Qatar, one of the world’s largest LNG exporters, has declared force majeure on some shipments, tightening global supplies and raising concerns about Europe’s ability to refill depleted gas storage before next winter.

Financial markets have reacted nervously as well. Rising oil prices have revived fears of inflation and pushed investors to scale back expectations of interest rate cuts by major central banks.

The war’s central energy paradox is that Iran cannot fully shut global oil flows without hurting itself, yet it has shown it can make the Persian Gulf and the Strait of Hormuz dangerous enough to rattle markets and force governments to act, even while keeping a substantial share of its own exports – mainly to China – moving.

Tehran steps up threats against critics at home and abroad

Mar 12, 2026, 00:31 GMT
•
Maryam Sinaiee

Threatening rhetoric on Iranian state television has intensified fears of renewed repression, as presenters and officials warn critics at home and abroad they could face confiscation of property, prison or even death.

On Tuesday, Reza Molaei, a presenter on Iran’s state-run Channel 3, delivered a sharply worded message directed at government opponents living abroad. “When the dust of sedition settles, we will grab you by the collar,” he said during the broadcast.
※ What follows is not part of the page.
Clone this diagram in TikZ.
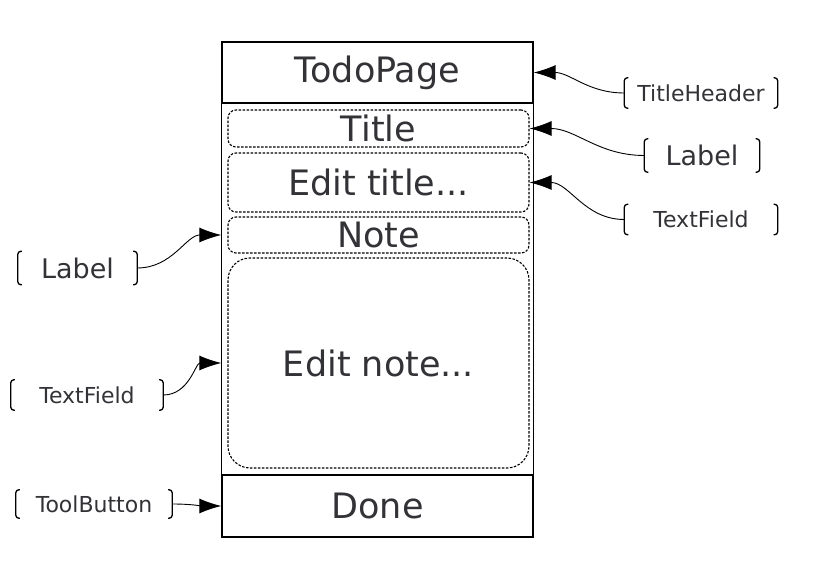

Footage widely shared online showed him going further, referring to an earlier warning from Iran’s prosecutor general and suggesting critics could face deadly consequences so that “their mothers would sit in mourning.”

The broadcast followed a statement Monday by Iran’s Office of the Prosecutor General warning Iranian citizens abroad they could face severe penalties—including confiscation of assets and even the death penalty—if they engage in what authorities describe as “cooperation with the enemy.”

Although framed in terms of espionage or intelligence activity, the warning has raised alarm among members of the Iranian diaspora who regularly organize anti-government protests in major cities worldwide.

Participants in those rallies say authorities could identify them through social media posts or videos from demonstrations and target them or their families inside Iran.

Inside the country, officials have issued similarly stark warnings.

Ahmadreza Radan, Iran’s police chief, said in a televised interview on March 9 that individuals who take to the streets “at the enemy’s behest” would be treated not as protesters but as hostile actors.

“If someone comes to the streets at the enemy’s behest, we do not see them as a protester—we see them as an enemy, and we will deal with them accordingly,” he said. “All our forces have their fingers on the trigger and are ready.”

The phrase appeared to reference calls by US and Israeli leaders urging Iranians to challenge the government.

The climate of intimidation has also extended to Iranian athletes abroad.

Several members of Iran’s women’s national football team sought asylum in Australia after declining to sing the national anthem before a match against South Korea, two days after the killing of Supreme Leader Ali Khamenei—a gesture many observers interpreted as protest against the crackdown.

During a television program, presenter Mohammad Reza Shahbazi denounced the players as “traitors in a time of war,” accusing them of disrespecting the country and calling for harsh punishment.

Legal advocacy group Dadban—run by volunteer lawyers in the Iranian diaspora—warned the rhetoric appearing on state media could legitimize violence against civilians.

“When such threats are aired by official media, it sends the message that deadly force against protesters may be considered legitimate,” the group said. “This seriously increases the risk of escalating violence against citizens.”

The threats come two months after the deadly suppression of nationwide protests in January, which left many in Iranian society still shaken and wary of renewed confrontation.

Some activists say the warnings will not deter them from opposing the government, while others have used the moment to highlight what they describe as decades of pressure on Iranian citizens both inside and outside the country.